- EXERCISE DETAILS
Check each line of the records for "uses"; collect those that have it.

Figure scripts
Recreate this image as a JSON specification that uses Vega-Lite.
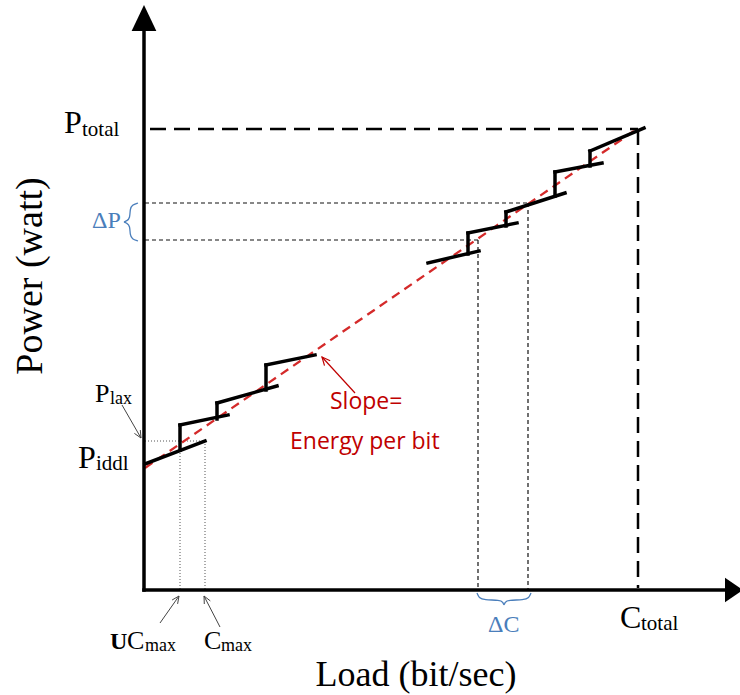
{
  "$schema": "https://vega.github.io/schema/vega-lite/v6.json",
  "width": 740,
  "height": 695,
  "autosize": {"type": "none"},
  "padding": 0,
  "background": "white",
  "config": {"view": {"stroke": null}},
  "datasets": {
    "steps": [
      {"id": "s1", "x": 1, "y": 126}, {"id": "s1", "x": 61, "y": 149},
      {"id": "r1", "x": 36, "y": 140}, {"id": "r1", "x": 36, "y": 165},
      {"id": "s2", "x": 36, "y": 165}, {"id": "s2", "x": 84, "y": 175},
      {"id": "r2", "x": 73, "y": 171}, {"id": "r2", "x": 73, "y": 187},
      {"id": "s3", "x": 73, "y": 187}, {"id": "s3", "x": 133, "y": 204},
      {"id": "r3", "x": 122, "y": 200}, {"id": "r3", "x": 122, "y": 225},
      {"id": "s4", "x": 122, "y": 225}, {"id": "s4", "x": 171, "y": 235},
      {"id": "s5", "x": 284, "y": 327}, {"id": "s5", "x": 335, "y": 339},
      {"id": "r5", "x": 324, "y": 336}, {"id": "r5", "x": 324, "y": 357},
      {"id": "s6", "x": 324, "y": 357}, {"id": "s6", "x": 373, "y": 367},
      {"id": "r6", "x": 362, "y": 364}, {"id": "r6", "x": 362, "y": 378},
      {"id": "s7", "x": 362, "y": 378}, {"id": "s7", "x": 421, "y": 397},
      {"id": "r7", "x": 411, "y": 394}, {"id": "r7", "x": 411, "y": 418},
      {"id": "s8", "x": 411, "y": 418}, {"id": "s8", "x": 458, "y": 427},
      {"id": "r8", "x": 446, "y": 424}, {"id": "r8", "x": 446, "y": 439},
      {"id": "s9", "x": 446, "y": 439}, {"id": "s9", "x": 500, "y": 462}
    ],
    "slope": [
      {"id": "e", "x": 1, "y": 122}, {"id": "e", "x": 490, "y": 459}
    ],
    "longdash": [
      {"id": "h", "x": 6, "y": 461}, {"id": "h", "x": 494, "y": 461},
      {"id": "v", "x": 494, "y": 461}, {"id": "v", "x": 494, "y": 2}
    ],
    "dashed": [
      {"id": "h1", "x": 1, "y": 387}, {"id": "h1", "x": 384, "y": 387},
      {"id": "h2", "x": 1, "y": 350}, {"id": "h2", "x": 334, "y": 350},
      {"id": "v1", "x": 334, "y": 350}, {"id": "v1", "x": 334, "y": 0},
      {"id": "v2", "x": 384, "y": 387}, {"id": "v2", "x": 384, "y": 0}
    ],
    "dotted": [
      {"id": "h", "x": 1, "y": 149}, {"id": "h", "x": 61, "y": 149},
      {"id": "v1", "x": 36, "y": 149}, {"id": "v1", "x": 36, "y": 0},
      {"id": "v2", "x": 61, "y": 149}, {"id": "v2", "x": 61, "y": 0}
    ],
    "axes": [
      {"id": "y", "x": 0, "y": 0}, {"id": "y", "x": 0, "y": 563},
      {"id": "x", "x": 0, "y": 0}, {"id": "x", "x": 583, "y": 0}
    ],
    "arrowUp": [{"x": 0, "y": 572}],
    "arrowRight": [{"x": 590, "y": 0}],
    "pointers": [
      {"id": "plax-shaft", "ord": 0, "x": -22, "y": 185}, {"id": "plax-shaft", "ord": 1, "x": -3, "y": 152},
      {"id": "plax-head", "ord": 0, "x": -3.7, "y": 160}, {"id": "plax-head", "ord": 1, "x": -3, "y": 152}, {"id": "plax-head", "ord": 2, "x": -9.6, "y": 156.6},
      {"id": "uc-shaft", "ord": 0, "x": 16, "y": -33}, {"id": "uc-shaft", "ord": 1, "x": 35, "y": -6},
      {"id": "uc-head", "ord": 0, "x": 28.1, "y": -10}, {"id": "uc-head", "ord": 1, "x": 35, "y": -6}, {"id": "uc-head", "ord": 2, "x": 33.6, "y": -13.9},
      {"id": "c-shaft", "ord": 0, "x": 76, "y": -37}, {"id": "c-shaft", "ord": 1, "x": 60, "y": -6},
      {"id": "c-head", "ord": 0, "x": 60.3, "y": -14}, {"id": "c-head", "ord": 1, "x": 60, "y": -6}, {"id": "c-head", "ord": 2, "x": 66.3, "y": -10.9}
    ],
    "slopePointer": [
      {"id": "shaft", "ord": 0, "x": 211, "y": 197}, {"id": "shaft", "ord": 1, "x": 178, "y": 233},
      {"id": "head", "ord": 0, "x": 180.5, "y": 224.4}, {"id": "head", "ord": 1, "x": 178, "y": 233}, {"id": "head", "ord": 2, "x": 186.2, "y": 229.3}
    ],
    "braces": [
      {"id": "dp", "ord": 0, "x": -6, "y": 387}, {"id": "dp", "ord": 1, "x": -12, "y": 385}, {"id": "dp", "ord": 2, "x": -14, "y": 381},
      {"id": "dp", "ord": 3, "x": -14, "y": 372}, {"id": "dp", "ord": 4, "x": -17, "y": 369}, {"id": "dp", "ord": 5, "x": -21, "y": 368},
      {"id": "dp", "ord": 6, "x": -17, "y": 367}, {"id": "dp", "ord": 7, "x": -14, "y": 364}, {"id": "dp", "ord": 8, "x": -14, "y": 355},
      {"id": "dp", "ord": 9, "x": -12, "y": 351}, {"id": "dp", "ord": 10, "x": -6, "y": 349},
      {"id": "dc", "ord": 0, "x": 333, "y": -3}, {"id": "dc", "ord": 1, "x": 335, "y": -8}, {"id": "dc", "ord": 2, "x": 340, "y": -10},
      {"id": "dc", "ord": 3, "x": 356, "y": -10}, {"id": "dc", "ord": 4, "x": 359, "y": -12}, {"id": "dc", "ord": 5, "x": 360, "y": -16},
      {"id": "dc", "ord": 6, "x": 361, "y": -12}, {"id": "dc", "ord": 7, "x": 364, "y": -10}, {"id": "dc", "ord": 8, "x": 380, "y": -10},
      {"id": "dc", "ord": 9, "x": 385, "y": -8}, {"id": "dc", "ord": 10, "x": 387, "y": -3}
    ],
    "titleX": [{"label": "Load (bit/sec)", "x": 272, "y": -96}],
    "titleY": [{"label": "Power (watt)", "x": -102, "y": 314}],
    "bigLetters": [
      {"label": "P", "x": -80, "y": 457},
      {"label": "P", "x": -66, "y": 122},
      {"label": "C", "x": 476, "y": -38}
    ],
    "midLetters": [
      {"label": "P", "x": -49, "y": 188},
      {"label": "C", "x": -17, "y": -59},
      {"label": "C", "x": 60, "y": -59}
    ],
    "subsLarge": [
      {"label": "total", "x": -62, "y": 454},
      {"label": "iddl", "x": -48, "y": 120},
      {"label": "total", "x": 497, "y": -40}
    ],
    "subsSmall": [
      {"label": "lax", "x": -34, "y": 186},
      {"label": "max", "x": 1, "y": -61},
      {"label": "max", "x": 77, "y": -61}
    ],
    "boldU": [{"label": "U", "x": -34, "y": -59}],
    "deltas": [
      {"label": "ΔP", "x": -52, "y": 362},
      {"label": "ΔC", "x": 344, "y": -42}
    ],
    "note": [
      {"label": "Slope=", "x": 186, "y": 181},
      {"label": "Energy per bit", "x": 146, "y": 141}
    ]
  },
  "encoding": {
    "x": {"field": "x", "type": "quantitative", "scale": {"domain": [-144, 596], "nice": false, "zero": false}, "axis": null},
    "y": {"field": "y", "type": "quantitative", "scale": {"domain": [-105, 590], "nice": false, "zero": false}, "axis": null}
  },
  "layer": [
    {
      "data": {"name": "dotted"},
      "mark": {"type": "line", "color": "#555555", "strokeWidth": 1, "strokeDash": [1, 2]},
      "encoding": {"detail": {"field": "id"}}
    },
    {
      "data": {"name": "dashed"},
      "mark": {"type": "line", "color": "#111111", "strokeWidth": 1.2, "strokeDash": [4, 3]},
      "encoding": {"detail": {"field": "id"}}
    },
    {
      "data": {"name": "longdash"},
      "mark": {"type": "line", "color": "#000000", "strokeWidth": 2.5, "strokeDash": [16, 8]},
      "encoding": {"detail": {"field": "id"}}
    },
    {
      "data": {"name": "slope"},
      "mark": {"type": "line", "color": "#d42a2a", "strokeWidth": 2.3, "strokeDash": [9, 6]},
      "encoding": {"detail": {"field": "id"}}
    },
    {
      "data": {"name": "steps"},
      "mark": {"type": "line", "color": "#000000", "strokeWidth": 3.5, "strokeCap": "square"},
      "encoding": {"detail": {"field": "id"}}
    },
    {
      "data": {"name": "axes"},
      "mark": {"type": "line", "color": "#000000", "strokeWidth": 3.5, "strokeCap": "square"},
      "encoding": {"detail": {"field": "id"}}
    },
    {
      "data": {"name": "arrowUp"},
      "mark": {"type": "point", "shape": "M0,-1L-0.95,1L0.95,1Z", "size": 676, "filled": true, "color": "#000000", "opacity": 1}
    },
    {
      "data": {"name": "arrowRight"},
      "mark": {"type": "point", "shape": "M1,0L-1,-1.35L-1,1.35Z", "size": 324, "filled": true, "color": "#000000", "opacity": 1}
    },
    {
      "data": {"name": "pointers"},
      "mark": {"type": "line", "color": "#444444", "strokeWidth": 1},
      "encoding": {"detail": {"field": "id"}, "order": {"field": "ord", "type": "quantitative"}}
    },
    {
      "data": {"name": "slopePointer"},
      "mark": {"type": "line", "color": "#c00000", "strokeWidth": 1.2},
      "encoding": {"detail": {"field": "id"}, "order": {"field": "ord", "type": "quantitative"}}
    },
    {
      "data": {"name": "braces"},
      "mark": {"type": "line", "color": "#4a7ebb", "strokeWidth": 1.3, "interpolate": "basis"},
      "encoding": {"detail": {"field": "id"}, "order": {"field": "ord", "type": "quantitative"}}
    },
    {
      "data": {"name": "titleX"},
      "mark": {"type": "text", "font": "Liberation Serif", "fontSize": 36, "align": "center", "baseline": "alphabetic", "color": "#000000"},
      "encoding": {"text": {"field": "label"}}
    },
    {
      "data": {"name": "titleY"},
      "mark": {"type": "text", "font": "Liberation Serif", "fontSize": 38, "align": "center", "baseline": "alphabetic", "angle": 270, "color": "#000000"},
      "encoding": {"text": {"field": "label"}}
    },
    {
      "data": {"name": "bigLetters"},
      "mark": {"type": "text", "font": "Liberation Serif", "fontSize": 32, "align": "left", "baseline": "alphabetic", "color": "#000000"},
      "encoding": {"text": {"field": "label"}}
    },
    {
      "data": {"name": "midLetters"},
      "mark": {"type": "text", "font": "Liberation Serif", "fontSize": 26, "align": "left", "baseline": "alphabetic", "color": "#000000"},
      "encoding": {"text": {"field": "label"}}
    },
    {
      "data": {"name": "subsLarge"},
      "mark": {"type": "text", "font": "Liberation Serif", "fontSize": 21, "align": "left", "baseline": "alphabetic", "color": "#000000"},
      "encoding": {"text": {"field": "label"}}
    },
    {
      "data": {"name": "subsSmall"},
      "mark": {"type": "text", "font": "Liberation Serif", "fontSize": 18, "align": "left", "baseline": "alphabetic", "color": "#000000"},
      "encoding": {"text": {"field": "label"}}
    },
    {
      "data": {"name": "boldU"},
      "mark": {"type": "text", "font": "Liberation Serif", "fontSize": 24, "fontWeight": "bold", "align": "left", "baseline": "alphabetic", "color": "#000000"},
      "encoding": {"text": {"field": "label"}}
    },
    {
      "data": {"name": "deltas"},
      "mark": {"type": "text", "font": "Liberation Serif", "fontSize": 24, "align": "left", "baseline": "alphabetic", "color": "#4a7ebb"},
      "encoding": {"text": {"field": "label"}}
    },
    {
      "data": {"name": "note"},
      "mark": {"type": "text", "font": "Open Sans", "fontSize": 23, "align": "left", "baseline": "alphabetic", "color": "#c00000"},
      "encoding": {"text": {"field": "label"}}
    }
  ]
}
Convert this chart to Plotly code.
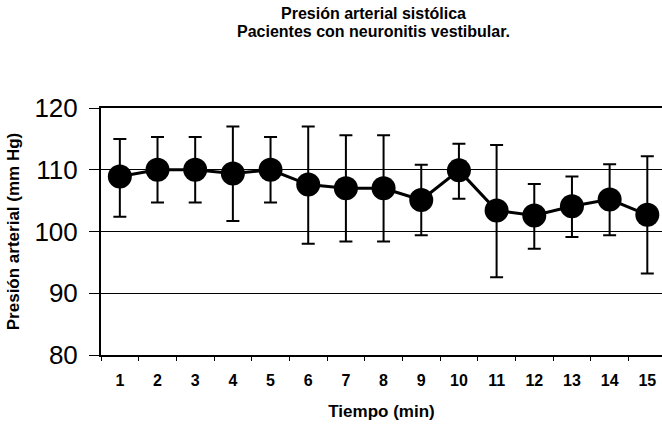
import plotly.graph_objects as go

tiempo = ["1", "2", "3", "4", "5", "6", "7", "8", "9", "10", "11", "12", "13", "14", "15"]
presion = [108.9, 110.0, 110.0, 109.4, 110.0, 107.6, 107.0, 107.0, 105.1, 109.9, 103.4, 102.6, 104.1, 105.2, 102.7]
error_sup = [115.0, 115.3, 115.3, 117.0, 115.3, 117.0, 115.6, 115.6, 110.8, 114.2, 114.0, 107.7, 108.9, 110.9, 112.2]
error_inf = [102.4, 104.7, 104.7, 101.7, 104.7, 98.0, 98.4, 98.4, 99.4, 105.3, 92.6, 97.2, 99.1, 99.4, 93.2]

err_plus = [s - p for s, p in zip(error_sup, presion)]
err_minus = [p - i for p, i in zip(presion, error_inf)]

fig = go.Figure()
fig.add_trace(go.Scatter(
    x=tiempo, y=presion,
    mode="lines+markers",
    line=dict(color="black", width=3),
    marker=dict(color="black", size=24),
    error_y=dict(type="data", symmetric=False, array=err_plus, arrayminus=err_minus,
                 color="black", thickness=2, width=6.5),
    showlegend=False,
    cliponaxis=False,
))

title_x = (373 - 101) / 561

fig.update_layout(
    width=662, height=424,
    paper_bgcolor="white", plot_bgcolor="white",
    margin=dict(l=101, r=0, t=108, b=69),
    font=dict(family="Liberation Sans, Arial", color="black"),
    annotations=[
        dict(text="<b>Presión arterial sistólica</b>", xref="paper", yref="paper",
             x=title_x, y=1, yshift=95, xanchor="center", yanchor="middle",
             showarrow=False, font=dict(size=16)),
        dict(text="<b>Pacientes con neuronitis vestibular.</b>", xref="paper", yref="paper",
             x=title_x, y=1, yshift=76.5, xanchor="center", yanchor="middle",
             showarrow=False, font=dict(size=16)),
    ],
)

fig.update_xaxes(
    type="category",
    range=[-0.5, 14.39],
    automargin=False,
    showline=True, linecolor="black", linewidth=2, mirror=True,
    ticks="outside", tickson="boundaries", ticklen=4, tickcolor="black", tickwidth=1,
    showgrid=False,
    tickfont=dict(size=16, weight="bold"),
    ticklabelstandoff=10,
    title=dict(text="<b>Tiempo (min)</b>", font=dict(size=17), standoff=17),
)
fig.update_yaxes(
    range=[80, 120],
    tickvals=[80, 90, 100, 110, 120],
    automargin=False,
    showline=True, linecolor="black", linewidth=2,
    ticks="outside", ticklen=10, tickcolor="black", tickwidth=1,
    showgrid=True, gridcolor="black", gridwidth=1.2,
    tickfont=dict(size=26),
    ticklabelstandoff=6,
    title=dict(text="<b>Presión arterial (mm Hg)</b>", font=dict(size=17), standoff=10),
    zeroline=False,
)

fig.write_html("out.html", config={"displayModeBar": False},
               post_script="document.body.style.margin='0';")
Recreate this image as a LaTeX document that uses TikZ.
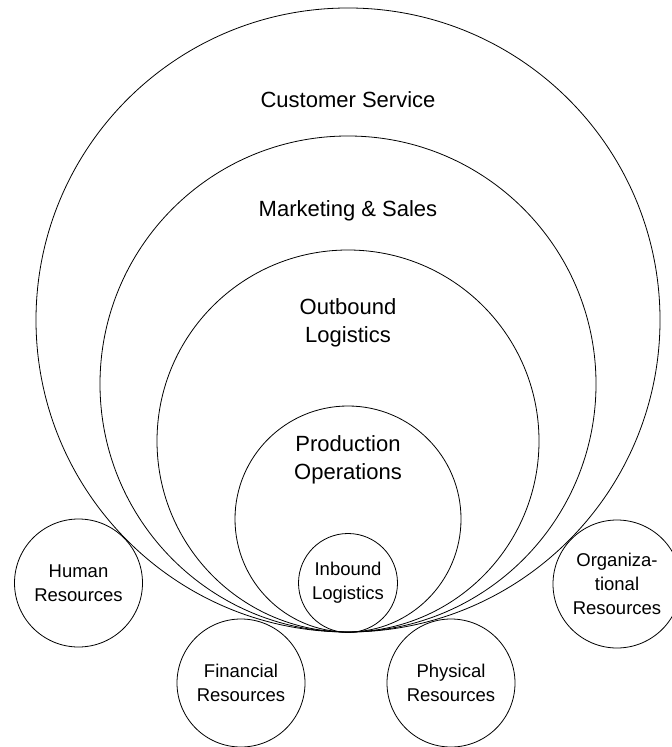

- SOLUTION TO THIS TASK
Recreate this image as a JSON specification that uses Vega-Lite.
Recreate this image as a LaTeX document that uses TikZ.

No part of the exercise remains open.